One time I wrote a poem about the Netherlands. It’s all about how I took the train from Amsterdam to the sea. I wrote about the green fields and the men in those fields walking their dogs. I wrote about the grazing sheep. I wrote about two old brick farm homes and how the pale clouds ploughed across the sky above them. I wrote until I reached a small town called Zandvoort pressed up against the North Sea, a popular place in the summer.

Zandvoort Beach is mostly empty, the buildings that line it boarded up for the season. There are sand dunes with tall grass. A father and mother play with their daughter in the gentle surf. A woman walks her golden retriever.

In the poem I wrote I am alone, and I am an invisible American. My phone is a rolodex of pictures of the distant turbines piked into the bed of the North Sea.

In Oosterpark, men with no jobs play tennis all day on a court in a shady corner of the park. I watch the mechanics of their bodies as they smash the ball over the net. Sometimes other people watch but I am invisible, like I said.

In this poem I have a partner, and this is how we break up. I go to the sea. I go to the park. I say goodbye to my thirties. I walk past a Holocaust memorial (they are everywhere here). I walk down my favorite tree-lined street. It doesn’t make a difference if I am alive or dead. Seriously. This is the kind of midlife crisis you can have when you are 42.

Inside the gates of Oosterpark the fountains in the ponds spit water high into the air. Men get drunk on benches. They have no jobs and nothing to do.
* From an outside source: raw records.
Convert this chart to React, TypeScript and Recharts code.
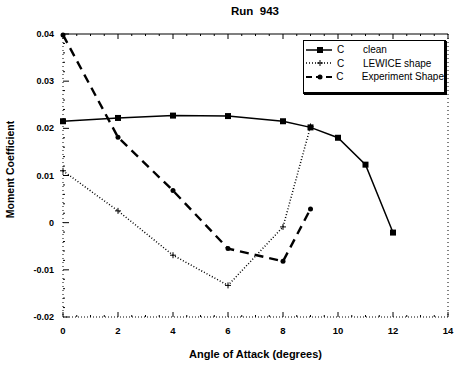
import { LineChart, Line, XAxis, YAxis } from 'recharts';

const angles = [0, 2, 4, 6, 8, 9, 10, 11, 12];
const clean = [0.0215, 0.0222, 0.0227, 0.0226, 0.0215, 0.0202, 0.018, 0.0123, -0.0021];
const lewice = [0.011, 0.0025, -0.0069, -0.0133, -0.0009, 0.0204];
const experiment = [0.0398, 0.0181, 0.0068, -0.0055, -0.0082, 0.0029];

const xMajor = [0, 2, 4, 6, 8, 10, 12, 14];
const xMinor = [0, 0.5, 1, 1.5, 2, 2.5, 3, 3.5, 4, 4.5, 5, 5.5, 6, 6.5, 7, 7.5, 8, 8.5, 9, 9.5, 10, 10.5, 11, 11.5, 12, 12.5, 13, 13.5, 14];
const yMajor = [-0.02, -0.01, 0, 0.01, 0.02, 0.03, 0.04];
const yMinor = [-0.02, -0.018, -0.016, -0.014, -0.012, -0.01, -0.008, -0.006, -0.004, -0.002, 0, 0.002, 0.004, 0.006, 0.008, 0.01, 0.012, 0.014, 0.016, 0.018, 0.02, 0.022, 0.024, 0.026, 0.028, 0.03, 0.032, 0.034, 0.036, 0.038, 0.04];
const yLabels = ['-0.02', '-0.01', '0', '0.01', '0.02', '0.03', '0.04'];

const data = angles.map((a, i) => ({
  angle: a,
  clean: clean[i],
  lewice: lewice[i],
  experiment: experiment[i],
}));

const font = '"Liberation Sans", Arial, sans-serif';

const isMajor = (list: number[], v: number) => list.findIndex((m) => Math.abs(m - v) < 1e-9);

const BottomTick = (props: any) => {
  const { x, y, payload } = props;
  const idx = isMajor(xMajor, payload.value);
  return (
    <g>
      <line x1={x} x2={x} y1={y} y2={y - (idx >= 0 ? 5 : 2)} stroke="#000" strokeWidth={1} />
      {idx >= 0 && (
        <text x={x} y={y + 17} textAnchor="middle" fontSize={9.5} fontWeight="bold" fontFamily={font} fill="#000">
          {xMajor[idx]}
        </text>
      )}
    </g>
  );
};

const TopTick = (props: any) => {
  const { x, y, payload } = props;
  const idx = isMajor(xMajor, payload.value);
  return <line x1={x} x2={x} y1={y} y2={y + (idx >= 0 ? 5 : 2)} stroke="#000" strokeWidth={1} />;
};

const LeftTick = (props: any) => {
  const { x, y, payload } = props;
  const idx = isMajor(yMajor, payload.value);
  return (
    <g>
      <line x1={x} x2={x + (idx >= 0 ? 6 : 2)} y1={y} y2={y} stroke="#000" strokeWidth={1} />
      {idx >= 0 && (
        <text x={x - 9} y={y + 3} textAnchor="end" fontSize={9} fontWeight="bold" fontFamily={font} fill="#000">
          {yLabels[idx]}
        </text>
      )}
    </g>
  );
};

const RightTick = (props: any) => {
  const { x, y, payload } = props;
  const idx = isMajor(yMajor, payload.value);
  return <line x1={x} x2={x - (idx >= 0 ? 5 : 2)} y1={y} y2={y} stroke="#000" strokeWidth={1} />;
};

const SquareDot = (props: any) => {
  const { cx, cy } = props;
  if (cx == null || cy == null) return null;
  return <rect x={cx - 3} y={cy - 3} width={6} height={6} fill="#000" />;
};

const CrossDot = (props: any) => {
  const { cx, cy } = props;
  if (cx == null || cy == null) return null;
  return (
    <g stroke="#000" strokeWidth={1}>
      <line x1={cx - 3} x2={cx + 3} y1={cy} y2={cy} />
      <line x1={cx} x2={cx} y1={cy - 3} y2={cy + 3} />
    </g>
  );
};

const RoundDot = (props: any) => {
  const { cx, cy } = props;
  if (cx == null || cy == null) return null;
  return <circle cx={cx} cy={cy} r={2.5} fill="#000" />;
};

const legendRows = [
  { label: 'clean', dash: undefined, width: 1.5, marker: 'square' },
  { label: 'LEWICE shape', dash: '1 2', width: 1.5, marker: 'cross' },
  { label: 'Experiment Shape', dash: '6 4', width: 2, marker: 'dot' },
];

const LegendBox = () => (
  <div
    style={{
      position: 'absolute',
      left: 303,
      top: 40,
      border: '1px solid #000',
      borderRightWidth: 2,
      borderBottomWidth: 2,
      boxShadow: '1px 1px 0 #000',
      background: '#fff',
      width: 143,
      height: 54,
      boxSizing: 'border-box',
      padding: '2px 0 0 1px',
      fontFamily: font,
      fontSize: 10,
      color: '#000',
      whiteSpace: 'nowrap',
      overflow: 'hidden',
    }}
  >
    {legendRows.map((r) => (
      <div key={r.label} style={{ display: 'flex', alignItems: 'center', height: 13.5 }}>
        <svg width={28} height={10}>
          <line x1={1} x2={27} y1={5} y2={5} stroke="#000" strokeWidth={r.width} strokeDasharray={r.dash} />
          {r.marker === 'square' && <rect x={12} y={2} width={6} height={6} fill="#000" />}
          {r.marker === 'cross' && (
            <g stroke="#000" strokeWidth={1}>
              <line x1={12} x2={18} y1={5} y2={5} />
              <line x1={15} x2={15} y1={2} y2={8} />
            </g>
          )}
          {r.marker === 'dot' && <circle cx={15} cy={5} r={2.5} fill="#000" />}
        </svg>
        <span style={{ width: 26, marginLeft: 4 }}>C</span>
        <span>{r.label}</span>
      </div>
    ))}
  </div>
);

const YLabel = (props: any) => {
  const { viewBox } = props;
  const cx = viewBox.x + 2;
  const cy = viewBox.y + viewBox.height / 2 - 6;
  return (
    <text
      x={cx}
      y={cy}
      transform={`rotate(-90, ${cx}, ${cy})`}
      textAnchor="middle"
      dominantBaseline="central"
      fontSize={10.5}
      fontWeight="bold"
      fontFamily={font}
      fill="#000"
    >
      Moment  Coefficient
    </text>
  );
};

export default function App() {
  return (
    <div style={{ position: 'absolute', left: 0, top: 0, width: 455, height: 365, background: '#fff' }}>
      <div
        style={{
          position: 'absolute',
          left: 0,
          width: 510,
          top: 5,
          textAlign: 'center',
          fontFamily: font,
          fontWeight: 'bold',
          fontSize: 11.5,
          whiteSpace: 'pre',
        }}
      >
        {'Run  943'}
      </div>
      <LineChart width={455} height={365} data={data} margin={{ top: 33, right: 6, left: 8, bottom: 18 }}>
        <XAxis
          dataKey="angle"
          type="number"
          domain={[0, 14]}
          ticks={xMinor}
          interval={0}
          tickSize={0}
          tickMargin={0}
          tickLine={false}
          tick={<BottomTick />}
          axisLine={{ stroke: '#000', strokeDasharray: '1 2' }}
          height={30}
          label={{
            value: 'Angle  of  Attack  (degrees)',
            position: 'insideBottom',
            offset: -11,
            fontSize: 11,
            fontWeight: 'bold',
            fontFamily: font,
            fill: '#000',
          }}
        />
        <XAxis
          xAxisId="top"
          orientation="top"
          dataKey="angle"
          type="number"
          domain={[0, 14]}
          ticks={xMinor}
          interval={0}
          tickSize={0}
          tickMargin={0}
          tickLine={false}
          tick={<TopTick />}
          axisLine={{ stroke: '#000', strokeWidth: 1.2 }}
          height={1}
        />
        <YAxis
          type="number"
          domain={[-0.02, 0.04]}
          ticks={yMinor}
          interval={0}
          tickSize={0}
          tickMargin={0}
          tickLine={false}
          tick={<LeftTick />}
          axisLine={{ stroke: '#000', strokeDasharray: '1 3' }}
          width={55}
          label={<YLabel />}
        />
        <YAxis
          yAxisId="right"
          orientation="right"
          type="number"
          domain={[-0.02, 0.04]}
          ticks={yMinor}
          interval={0}
          tickSize={0}
          tickMargin={0}
          tickLine={false}
          tick={<RightTick />}
          axisLine={{ stroke: '#000', strokeDasharray: '1 3' }}
          width={1}
        />
        <Line
          dataKey="clean"
          stroke="#000"
          strokeWidth={1.5}
          dot={<SquareDot />}
          isAnimationActive={false}
        />
        <Line
          dataKey="lewice"
          stroke="#000"
          strokeWidth={1.5}
          strokeDasharray="1 2"
          dot={<CrossDot />}
          isAnimationActive={false}
        />
        <Line
          dataKey="experiment"
          stroke="#000"
          strokeWidth={2.4}
          strokeDasharray="9 6"
          dot={<RoundDot />}
          isAnimationActive={false}
        />
      </LineChart>
      <LegendBox />
    </div>
  );
}
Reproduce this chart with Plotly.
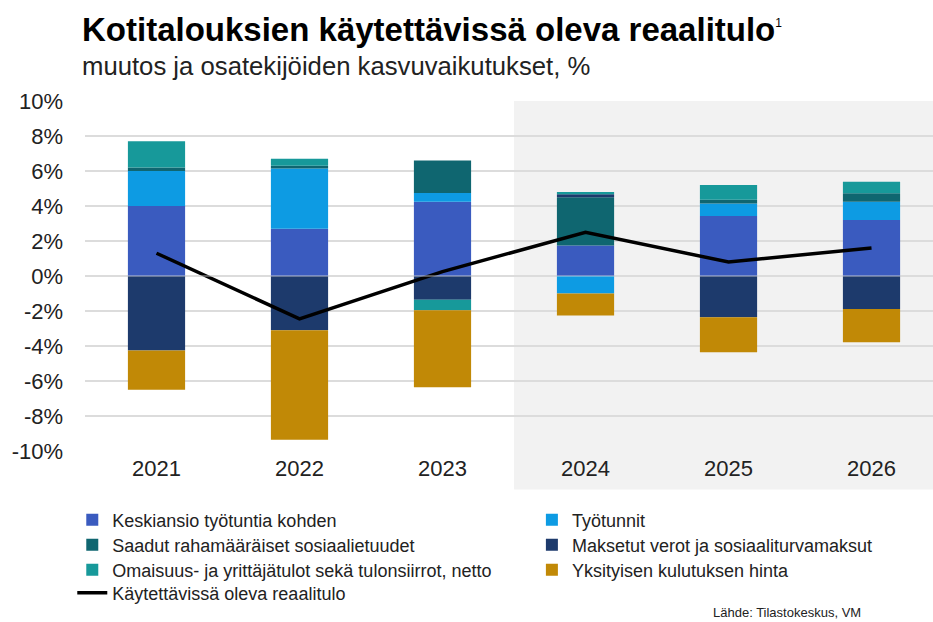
import plotly.graph_objects as go

years = ["2021", "2022", "2023", "2024", "2025", "2026"]

keskiansio = [4.0, 2.7, 4.25, 1.75, 3.43, 3.2]
tyotunnit = [2.0, 3.45, 0.5, -1.0, 0.72, 1.05]
saadut = [0.2, 0.15, 1.85, 2.75, 0.2, 0.48]
maksetut = [-4.25, -3.1, -1.35, 0.17, -2.36, -1.88]
omaisuus = [1.5, 0.4, -0.6, 0.13, 0.85, 0.65]
yksityisen = [-2.25, -6.25, -4.4, -1.25, -2.0, -1.9]
reaalitulo = [1.3, -2.45, 0.25, 2.5, 0.8, 1.6]

y_ticks = [-10, -8, -6, -4, -2, 0, 2, 4, 6, 8, 10]
y_tick_labels = [f"{v}%" for v in y_ticks]

series = [
    ("Keskiansio työtuntia kohden", keskiansio, "#3a5bbf"),
    ("Työtunnit", tyotunnit, "#0d9be3"),
    ("Saadut rahamääräiset sosiaalietuudet", saadut, "#0f6670"),
    ("Maksetut verot ja sosiaaliturvamaksut", maksetut, "#1d3a6c"),
    ("Omaisuus- ja yrittäjätulot sekä tulonsiirrot, netto", omaisuus, "#17999a"),
    ("Yksityisen kulutuksen hinta", yksityisen, "#c18906"),
]

# legend slots: (x paper, row centre in px below plot bottom)
legend_names = ["legend", "legend2", "legend3", "legend4", "legend5", "legend6", "legend7"]
col_x = [-0.015, 0.527]
row_px = [69, 94, 119, 142]
plot_h = 350

fig = go.Figure()
for i, (name, vals, col) in enumerate(series):
    fig.add_trace(go.Bar(x=years, y=vals, name=name, legend=legend_names[i],
                         marker=dict(color=col, line=dict(width=0))))

fig.add_trace(go.Scatter(x=years, y=reaalitulo, name="Käytettävissä oleva reaalitulo",
                         legend=legend_names[6],
                         mode="lines", line=dict(color="black", width=3.5)))

fig.add_shape(type="rect", xref="x", yref="paper", x0=2.5, x1=6.5, y0=-0.11, y1=1,
              fillcolor="#f2f2f2", line=dict(width=0), layer="below")
fig.add_shape(type="line", xref="paper", yref="y", x0=0, x1=1, y0=0, y1=0,
              line=dict(color="rgba(220,220,220,0.8)", width=1), layer="above")

legend_layouts = {}
for i, lg in enumerate(legend_names):
    legend_layouts[lg] = dict(
        x=col_x[i % 2], xanchor="left",
        y=-row_px[i // 2] / plot_h, yanchor="middle",
        orientation="v", font=dict(size=18, color="#222"), itemwidth=30,
        bgcolor="rgba(0,0,0,0)",
    )

fig.update_layout(
    width=933, height=622,
    barmode="relative", bargap=0.6,
    plot_bgcolor="rgba(0,0,0,0)", paper_bgcolor="white",
    margin=dict(l=85, r=0, t=101, b=171, autoexpand=False),
    font=dict(family="Liberation Sans, Arial, sans-serif", color="#222"),
    showlegend=True,
    xaxis=dict(range=[-0.5, 5.43], showgrid=False, zeroline=False, showline=False,
               automargin=False,
               tickfont=dict(size=22, color="#222"), ticks="", ticklabelstandoff=2),
    yaxis=dict(range=[-10, 10], tickvals=y_ticks, ticktext=y_tick_labels,
               automargin=False,
               showgrid=True, gridcolor="#dcdcdc", gridwidth=1.5, zeroline=False,
               tickfont=dict(size=22, color="#222"), ticks="", ticklabelstandoff=21),
    **legend_layouts,
)

fig.add_annotation(xref="paper", yref="paper", x=-0.006, y=1.205, xanchor="left", yanchor="middle",
                   text="<b>Kotitalouksien käytettävissä oleva reaalitulo</b><sup><span style='font-size:12px'>1</span></sup>",
                   showarrow=False, font=dict(size=33, color="black"))
fig.add_annotation(xref="paper", yref="paper", x=-0.006, y=1.1, xanchor="left", yanchor="middle",
                   text="muutos ja osatekijöiden kasvuvaikutukset, %",
                   showarrow=False, font=dict(size=25.7, color="#222"))
fig.add_annotation(xref="paper", yref="paper", x=0.917, y=-0.46, xanchor="right", yanchor="middle",
                   text="Lähde: Tilastokeskus, VM",
                   showarrow=False, font=dict(size=13, color="#222"))

fig.write_html("out.html", config={"displayModeBar": False},
               post_script="document.body.style.margin='0';document.body.style.overflow='hidden';")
Back in the poem, the town of Zandvoort is empty. I see the last ten years of my life with her laid out behind me as flat as the North Sea on this afternoon. The North Sea is my friend, the turbines are my friends, the green countryside with grazing sheep and men and their dogs are all my friends. Finally, the father and mother and their child playing in the gentle surf are especially my friends.